Throughout the chapter we reflect openly on current difficulties in several areas. The chapter begins with consideration of the selective and nearly exclusive reliance on social constructivism as the ‘philosophy’ underpinning computer-mediated learning, while its legitimacy has not been validated by formal research with adequate control groups. A subsequent section explores the validity of assessing knowledge construction through merely quantitative, or even exclusively automatic, analysis of interactions, implying that there is nothing else to knowledge that is different from quantitative factors. Thereafter, a section looks at the attribution of the benefits of asynchronous CMC to the technology rather than to tutor intervention and the underplaying of the value of memorisation as opposed to ‘real understanding’.

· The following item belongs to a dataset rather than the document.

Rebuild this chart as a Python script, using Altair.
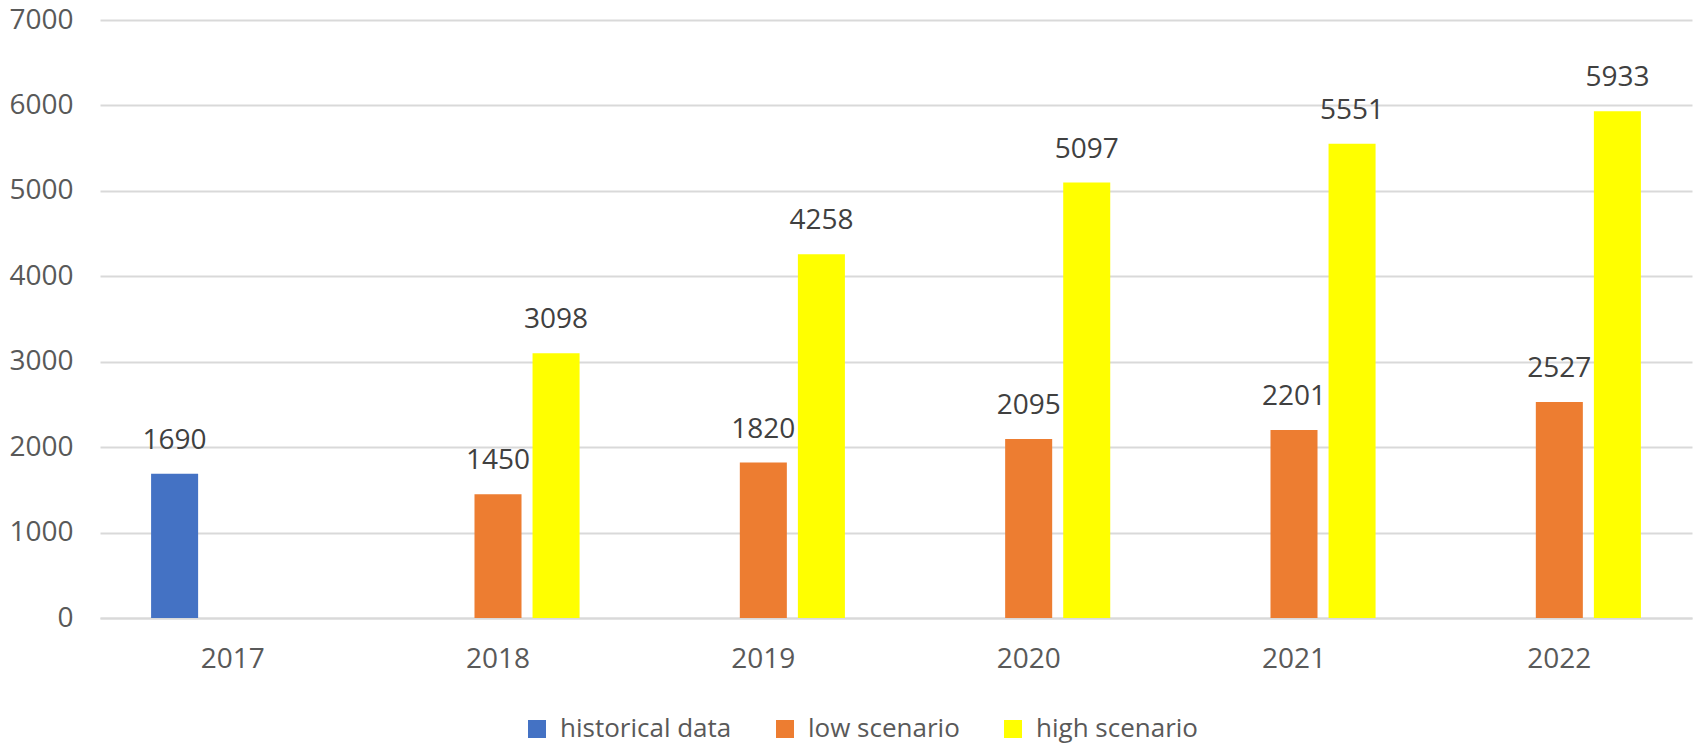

Specific problematics in the field are then highlighted including the excessive claims of the benefits of online collaboration as a method of creating learning, which is based in no more than anecdotal evidence and an inherent confusion between theory and practice with regard to the nature of knowledge. Alongside this, there is contemplation on the emphasis of constructing afresh online communities of practice which are essentially organic structures that should be encouraged to grow, live and die naturally.

Finally, the chapter explores the severe difficulties of automatic content analysis, which remains at an unsatisfactory impasse to this day. Impediments here centre on the observation that meaning-making has taken place or can take place outside the formal learning space provided and the continuing need for frequent, personal, direct, real-time interaction between tutor and student, to supply direct encouragement and feedback. Of utmost importance is the need to take into account physical and cultural context, which is currently unrealised in computer communication.